Berlin, Feb. 15 (Reuters): The British film In this World about two Afghan refugees won the top award at the Berlin Film Festival today and Meryl Streep, Julianne Moore and Nicole Kidman of The Hours shared the best actress prize.

The 53rd annual Berlinale, one of Europe’s top three film festivals, named Sam Rockwell best actor for playing US game show mogul Chuck Barris in George Clooney’s directorial debut Confessions of a Dangerous Mind.

The Golden Bear for best film reflected the central theme of this year’s festival, the thorny topic of migration. In this World, directed by Michael Winterbottom, followed the fate of two Afghans in a Pakistan refugee camp who seek a new life in the west. Their journey to London is long and hazardous.

Winterbottom said he had been compelled to make the film, one of 22 competing in Berlin, because of a growing hostility towards immigrants throughout Europe.

“People say: ‘These people shouldn’t be here, they should be sent home’...but even if people are economic migrants, what’s wrong with that'” the director said after last week’s screening.

In fact, fiction became reality in the documentary-style account for one of the central characters.
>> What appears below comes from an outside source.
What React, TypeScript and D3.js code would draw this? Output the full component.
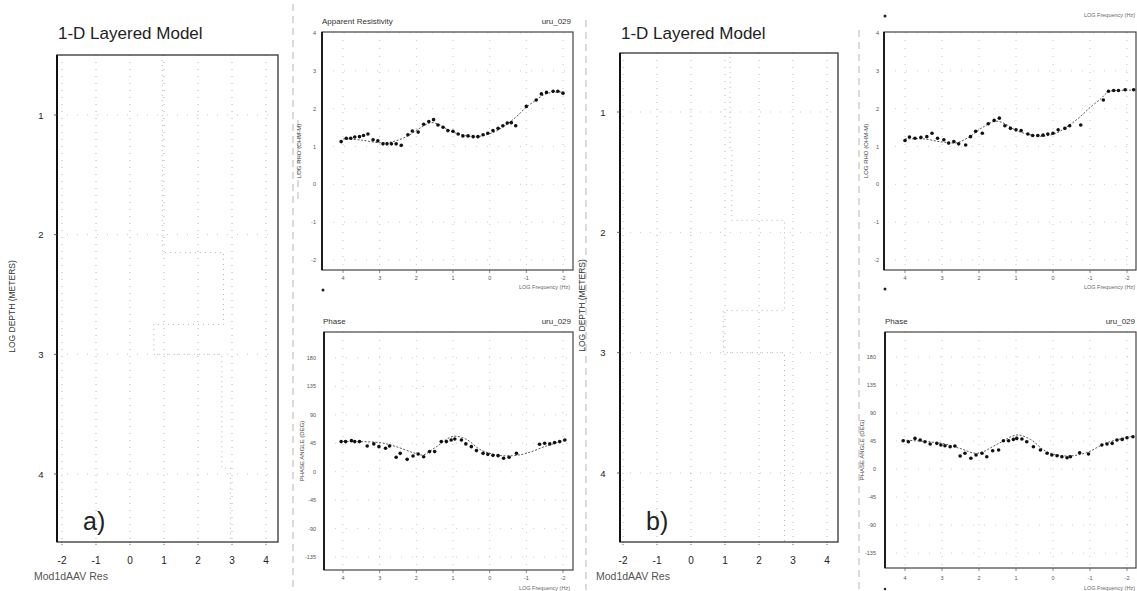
import React from 'react';
import * as d3 from 'd3';

// ---------- tick labels ----------
const MODEL_RES_TICKS = [-2, -1, 0, 1, 2, 3, 4];
const MODEL_DEPTH_TICKS = [1, 2, 3, 4];
const FREQ_TICKS = [4, 3, 2, 1, 0, -1, -2];
const RHO_TICKS = [4, 3, 2, 1, 0, -1, -2];
const PHASE_TICKS = [180, 135, 90, 45, 0, -45, -90, -135];

// ---------- site a : apparent resistivity ----------
const RHO_FREQ_A = [4.05, 3.91, 3.79, 3.68, 3.55, 3.44, 3.32, 3.18, 3.05, 2.91, 2.8, 2.68, 2.55, 2.41, 2.23, 2.11, 1.95, 1.8, 1.66, 1.53, 1.41, 1.27, 1.14, 1.0, 0.86, 0.73, 0.59, 0.45, 0.32, 0.18, 0.05, -0.09, -0.23, -0.36, -0.48, -0.59, -0.71, -1.0, -1.27, -1.41, -1.55, -1.73, -1.86, -2.0];
const RHO_A = [1.13, 1.22, 1.22, 1.25, 1.26, 1.29, 1.33, 1.18, 1.15, 1.07, 1.07, 1.07, 1.07, 1.03, 1.31, 1.41, 1.38, 1.59, 1.66, 1.71, 1.57, 1.51, 1.42, 1.4, 1.33, 1.28, 1.28, 1.26, 1.26, 1.31, 1.35, 1.42, 1.48, 1.55, 1.62, 1.63, 1.55, 2.06, 2.23, 2.39, 2.43, 2.46, 2.46, 2.41];
const RHO_MODEL_FREQ_A = [4.0, 3.5, 3.0, 2.64, 2.27, 1.91, 1.59, 1.36, 1.09, 0.77, 0.36, -0.09, -0.45, -0.73, -1.0, -1.27, -1.5, -1.73, -2.0];
const RHO_MODEL_A = [1.2, 1.17, 1.1, 1.13, 1.26, 1.48, 1.63, 1.57, 1.42, 1.31, 1.26, 1.37, 1.57, 1.79, 2.04, 2.23, 2.38, 2.43, 2.44];

// ---------- site a : phase ----------
const PH_FREQ_A = [4.05, 3.93, 3.77, 3.68, 3.55, 3.34, 3.16, 3.02, 2.84, 2.73, 2.55, 2.44, 2.25, 2.09, 1.95, 1.8, 1.64, 1.5, 1.32, 1.18, 1.05, 0.95, 0.77, 0.65, 0.5, 0.36, 0.18, 0.05, -0.09, -0.23, -0.38, -0.53, -0.73, -1.36, -1.5, -1.64, -1.77, -1.91, -2.05];
const PH_A = [47.7, 47.7, 49.2, 47.7, 47.7, 40.8, 44.0, 39.7, 37.1, 40.8, 22.8, 29.1, 19.6, 24.9, 28.1, 23.8, 31.8, 31.8, 47.7, 47.7, 50.3, 51.9, 50.3, 44.0, 39.7, 33.4, 29.1, 27.5, 25.9, 25.4, 21.2, 22.8, 29.1, 43.4, 45.0, 44.0, 46.1, 47.7, 50.3];
const PH_MODEL_FREQ_A = [4.0, 3.0, 2.55, 2.09, 1.82, 1.45, 1.0, 0.64, 0.27, -0.18, -0.64, -1.0, -1.55, -2.09];
const PH_MODEL_A = [47.7, 46.1, 39.7, 30.2, 26.5, 39.7, 56.0, 51.4, 35.5, 26.5, 25.4, 29.1, 40.8, 50.3];

// ---------- site b : apparent resistivity ----------
const RHO_FREQ_B = [4.0, 3.88, 3.73, 3.57, 3.41, 3.27, 3.12, 2.95, 2.82, 2.68, 2.55, 2.36, 2.23, 2.09, 1.91, 1.75, 1.59, 1.45, 1.3, 1.15, 1.0, 0.86, 0.68, 0.55, 0.41, 0.27, 0.14, 0.0, -0.14, -0.32, -0.45, -0.75, -1.36, -1.5, -1.64, -1.77, -1.95, -2.18];
const RHO_B = [1.16, 1.25, 1.22, 1.24, 1.26, 1.35, 1.22, 1.18, 1.09, 1.13, 1.07, 1.04, 1.26, 1.4, 1.35, 1.6, 1.69, 1.75, 1.55, 1.48, 1.44, 1.42, 1.33, 1.29, 1.29, 1.3, 1.33, 1.35, 1.44, 1.48, 1.55, 1.57, 2.23, 2.46, 2.48, 2.48, 2.5, 2.5];
const RHO_MODEL_FREQ_B = [4.0, 3.5, 3.0, 2.6, 2.27, 1.91, 1.55, 1.3, 1.05, 0.7, 0.3, -0.1, -0.45, -0.75, -1.0, -1.3, -1.5, -1.75, -2.2];
const RHO_MODEL_B = [1.2, 1.2, 1.12, 1.1, 1.25, 1.5, 1.67, 1.6, 1.45, 1.33, 1.27, 1.36, 1.57, 1.8, 2.03, 2.27, 2.45, 2.48, 2.49];

// ---------- site b : phase ----------
const PH_FREQ_B = [4.05, 3.91, 3.73, 3.59, 3.46, 3.32, 3.14, 3.03, 2.92, 2.78, 2.65, 2.51, 2.38, 2.22, 2.08, 1.92, 1.79, 1.63, 1.47, 1.34, 1.2, 1.07, 0.98, 0.84, 0.71, 0.53, 0.34, 0.16, 0.03, -0.11, -0.24, -0.38, -0.47, -0.72, -0.96, -1.32, -1.46, -1.6, -1.73, -1.87, -2.0, -2.16];
const PH_B = [45.5, 43.9, 49.2, 46.5, 43.9, 40.1, 41.2, 38.5, 37.4, 35.8, 36.9, 20.9, 25.2, 17.2, 22.5, 25.2, 19.8, 29.4, 30.5, 45.5, 45.5, 47.6, 49.2, 48.1, 43.9, 35.8, 30.5, 25.2, 22.5, 21.4, 19.8, 18.2, 19.8, 26.2, 24.1, 38.5, 40.1, 41.2, 46.5, 47.6, 50.3, 51.9];
const PH_MODEL_FREQ_B = [4.05, 3.0, 2.51, 2.04, 1.5, 0.98, 0.61, 0.16, -0.38, -0.9, -1.45, -2.1];
const PH_MODEL_B = [46.5, 41.2, 33.0, 25.2, 40.1, 54.6, 47.6, 27.3, 20.9, 26.2, 42.2, 52.0];

// ---------- faint layered model (log res per layer, layer top depths) ----------
const LAYER_TOPS_A = [0.5, 2.15, 2.75, 3.0, 3.95, 4.57];
const LAYER_RES_A = [0.95, 2.75, 0.7, 2.7, 2.95];
const LAYER_TOPS_B = [0.5, 1.3, 1.9, 2.65, 3.0, 4.57];
const LAYER_RES_B = [1.15, 1.2, 2.75, 0.95, 2.75];

const FONT = '"Liberation Sans", Arial, Helvetica, sans-serif';

function stepPath(tops: number[], res: number[], x: any, y: any) {
  const pts: [number, number][] = [];
  res.forEach((v, i) => {
    pts.push([x(v), y(tops[i])]);
    pts.push([x(v), y(tops[i + 1])]);
  });
  return d3.line()(pts) || '';
}

function ModelPanel({ box, xr, yr, label, tops, res, title, titleX, depthLabelX, yTickX, footX }: any) {
  const x = d3.scaleLinear().domain([-2, 4]).range(xr);
  const y = d3.scaleLinear().domain([1, 4]).range(yr);
  const cy = (box.t + box.b) / 2 + 8;
  return (
    <g fontFamily={FONT}>
      <text x={titleX} y={39} fontSize={17} fill="#222">{title}</text>
      {MODEL_RES_TICKS.map((t) => (
        <line key={'gx' + t} x1={x(t)} x2={x(t)} y1={box.t} y2={box.b} stroke="#777" strokeWidth={0.8} strokeDasharray="1,6" opacity={0.7} />
      ))}
      {MODEL_DEPTH_TICKS.map((t) => (
        <line key={'gy' + t} x1={box.l} x2={box.r} y1={y(t)} y2={y(t)} stroke="#888" strokeWidth={0.8} strokeDasharray="1,9" opacity={0.6} />
      ))}
      <path d={stepPath(tops, res, x, y)} fill="none" stroke="#777" strokeWidth={1} strokeDasharray="1,4" opacity={0.55} />
      <rect x={box.l} y={box.t} width={box.r - box.l} height={box.b - box.t} fill="none" stroke="#333" strokeWidth={1.3} />
      <line x1={box.l} x2={box.l} y1={box.t} y2={box.b} stroke="#111" strokeWidth={2} />
      {MODEL_RES_TICKS.map((t) => (
        <g key={'tx' + t}>
          <line x1={x(t)} x2={x(t)} y1={box.b} y2={box.b + 4} stroke="#444" strokeWidth={0.8} strokeDasharray="1,1" />
          <text x={x(t)} y={564} fontSize={10} textAnchor="middle" fill="#222">{t < 0 ? '-' + Math.abs(t) : t}</text>
        </g>
      ))}
      {MODEL_DEPTH_TICKS.map((t) => (
        <g key={'ty' + t}>
          <line x1={box.l - 3} x2={box.l} y1={y(t)} y2={y(t)} stroke="#444" strokeWidth={0.8} />
          <text x={yTickX} y={y(t) + 3.5} fontSize={9.5} textAnchor="middle" fill="#222">{t}</text>
        </g>
      ))}
      <text transform={`translate(${depthLabelX},${cy}) rotate(-90)`} fontSize={8.5} textAnchor="middle" fill="#333">LOG DEPTH (METERS)</text>
      <text x={box.l + 26} y={box.b - 12} fontSize={25} fill="#222">{label}</text>
      <text x={footX} y={580} fontSize={10.5} fill="#555">Mod1dAAV Res</text>
    </g>
  );
}

function Sounding({ box, xr, yDomain, yr, yTicks, fx, fy, mfx, mfy, yLabel, yLabelX, yTickX, tickY }: any) {
  const x = d3.scaleLinear().domain([4, -2]).range(xr);
  const y = d3.scaleLinear().domain(yDomain).range(yr);
  const line = d3.line<number>().x((d, i) => x(mfx[i])).y((d) => y(d)).curve(d3.curveCatmullRom);
  const cy = (box.t + box.b) / 2;
  return (
    <g fontFamily={FONT}>
      {FREQ_TICKS.map((t) => (
        <line key={'gx' + t} x1={x(t)} x2={x(t)} y1={box.t} y2={box.b} stroke="#888" strokeWidth={0.8} strokeDasharray="1,7" opacity={0.6} />
      ))}
      {yTicks.map((t: number) => (
        <line key={'gy' + t} x1={box.l} x2={box.r} y1={y(t)} y2={y(t)} stroke="#999" strokeWidth={0.8} strokeDasharray="1,10" opacity={0.6} />
      ))}
      <rect x={box.l} y={box.t} width={box.r - box.l} height={box.b - box.t} fill="none" stroke="#444" strokeWidth={1.2} />
      <line x1={box.l} x2={box.l} y1={box.t} y2={box.b} stroke="#111" strokeWidth={1.8} />
      {FREQ_TICKS.map((t) => (
        <g key={'tx' + t}>
          <line x1={x(t)} x2={x(t)} y1={box.b} y2={box.b + 3} stroke="#555" strokeWidth={0.7} />
          <text x={x(t)} y={tickY} fontSize={5.5} textAnchor="middle" fill="#555">{t}</text>
        </g>
      ))}
      {yTicks.map((t: number) => (
        <text key={'ty' + t} x={yTickX} y={y(t) + 2} fontSize={5.5} textAnchor="end" fill="#555">{t}</text>
      ))}
      <text transform={`translate(${yLabelX},${cy}) rotate(-90)`} fontSize={6} textAnchor="middle" fill="#444">{yLabel}</text>
      <path d={line(mfy) || ''} fill="none" stroke="#444" strokeWidth={0.9} strokeDasharray="2,1.6" />
      {fx.map((f: number, i: number) => (
        <circle key={i} cx={x(f)} cy={y(fy[i])} r={1.8} fill="#111" />
      ))}
    </g>
  );
}

const SCAN_LINES = [
  { x: 293, y1: 4, y2: 590 },
  { x: 298, y1: 120, y2: 200 },
  { x: 586, y1: 20, y2: 590 },
  { x: 859, y1: 30, y2: 590 },
];

export default function App() {
  const resA = { l: 322, t: 32, r: 573, b: 270 };
  const phA = { l: 324, t: 332, r: 573, b: 570 };
  const resB = { l: 884, t: 32, r: 1136, b: 270 };
  const phB = { l: 885, t: 332, r: 1136, b: 568 };
  return (
    <svg width={1137} height={591} style={{ position: 'absolute', left: 0, top: 0, background: '#fff' }}>
      <rect width={1137} height={591} fill="#fff" />
      {SCAN_LINES.map((s, i) => (
        <line key={i} x1={s.x} x2={s.x} y1={s.y1} y2={s.y2} stroke="#999" strokeWidth={1} strokeDasharray="7,5" opacity={0.7} />
      ))}
      <ModelPanel box={{ l: 57, t: 55, r: 278, b: 542 }} xr={[62, 266]} yr={[115, 474]} label="a)" tops={LAYER_TOPS_A} res={LAYER_RES_A}
        title="1-D Layered Model" titleX={58} depthLabelX={15} yTickX={41} footX={34} />
      <ModelPanel box={{ l: 620, t: 53, r: 838, b: 542 }} xr={[623, 827]} yr={[112, 473]} label="b)" tops={LAYER_TOPS_B} res={LAYER_RES_B}
        title="1-D Layered Model" titleX={621} depthLabelX={585} yTickX={603} footX={596} />

      <Sounding box={resA} xr={[343, 563]} yDomain={[4, -2]} yr={[33, 260]} yTicks={RHO_TICKS} fx={RHO_FREQ_A} fy={RHO_A}
        mfx={RHO_MODEL_FREQ_A} mfy={RHO_MODEL_A} yLabel="LOG RHO (OHM-M)" yLabelX={301} yTickX={316} tickY={280} />
      <Sounding box={phA} xr={[343, 563]} yDomain={[180, -135]} yr={[358, 557]} yTicks={PHASE_TICKS} fx={PH_FREQ_A} fy={PH_A}
        mfx={PH_MODEL_FREQ_A} mfy={PH_MODEL_A} yLabel="PHASE ANGLE (DEG)" yLabelX={304} yTickX={316} tickY={580} />
      <Sounding box={resB} xr={[905, 1127]} yDomain={[4, -2]} yr={[33, 260]} yTicks={RHO_TICKS} fx={RHO_FREQ_B} fy={RHO_B}
        mfx={RHO_MODEL_FREQ_B} mfy={RHO_MODEL_B} yLabel="LOG RHO (OHM-M)" yLabelX={868} yTickX={879} tickY={280} />
      <Sounding box={phB} xr={[905, 1127]} yDomain={[180, -135]} yr={[357, 553]} yTicks={PHASE_TICKS} fx={PH_FREQ_B} fy={PH_B}
        mfx={PH_MODEL_FREQ_B} mfy={PH_MODEL_B} yLabel="PHASE ANGLE (DEG)" yLabelX={864} yTickX={876} tickY={580} />

      <g fontFamily={FONT} fill="#333">
        <text x={322} y={24} fontSize={8}>Apparent Resistivity</text>
        <text x={571} y={24} fontSize={8} textAnchor="end">uru_029</text>
        <text x={323} y={324} fontSize={8}>Phase</text>
        <text x={571} y={324} fontSize={8} textAnchor="end">uru_029</text>
        <text x={885} y={324} fontSize={8}>Phase</text>
        <text x={1135} y={324} fontSize={8} textAnchor="end">uru_029</text>

        <circle cx={323} cy={290} r={1.5} fill="#222" />
        <text x={570} y={289} fontSize={5.5} textAnchor="end" fill="#666">LOG Frequency (Hz)</text>
        <text x={570} y={590} fontSize={5.5} textAnchor="end" fill="#666">LOG Frequency (Hz)</text>

        <circle cx={885} cy={16} r={1.5} fill="#222" />
        <text x={1135} y={17} fontSize={5.5} textAnchor="end" fill="#666">LOG Frequency (Hz)</text>
        <circle cx={885} cy={289} r={1.5} fill="#222" />
        <text x={1135} y={289} fontSize={5.5} textAnchor="end" fill="#666">LOG Frequency (Hz)</text>
        <circle cx={885} cy={589} r={1.2} fill="#222" />
        <text x={1135} y={590} fontSize={5.5} textAnchor="end" fill="#666">LOG Frequency (Hz)</text>
      </g>
    </svg>
  );
}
Fifteen-year-old Jamal, picked from hopefuls in the camp in Peshawar, has since been given leave to stay in Britain until his 18th birthday.

Winterbottom will accept his award later after one of the strongest competition rosters at Berlin, whose film festival ranks behind Cannes, but alongside Venice.

Another British film The Hours, which has picked up nine Oscar nominations, had been considered a frontrunner for both best film and best actress.

In the end, the jury headed by Canadian director Atom Egoyan, chose all three in the triple tale based on Virginia Woolf’s breakthrough novel Mrs Dalloway.

Spike Jonze’s Adaptation, starring Nicolas Cage and Meryl Streep, was awarded a Silver Bear as overall film runner up.

US director Oliver Stone said yesterday he hoped his new Fidel Castro documentary would create a more balanced view of the Cuban leader who heads one of world’s last Communist states.

“Is it bad to be a dictator'” asks Castro towards the end of Stone’s film, which will be shown on US television on May 11. “I have seen the US become very friendly towards some dictators.” The controversial director followed the Cuban leader, then 75, over three days in February 2002. His 30 hours of interviews were cut down and combined with documentary footage to produce the 90-minute Commandante.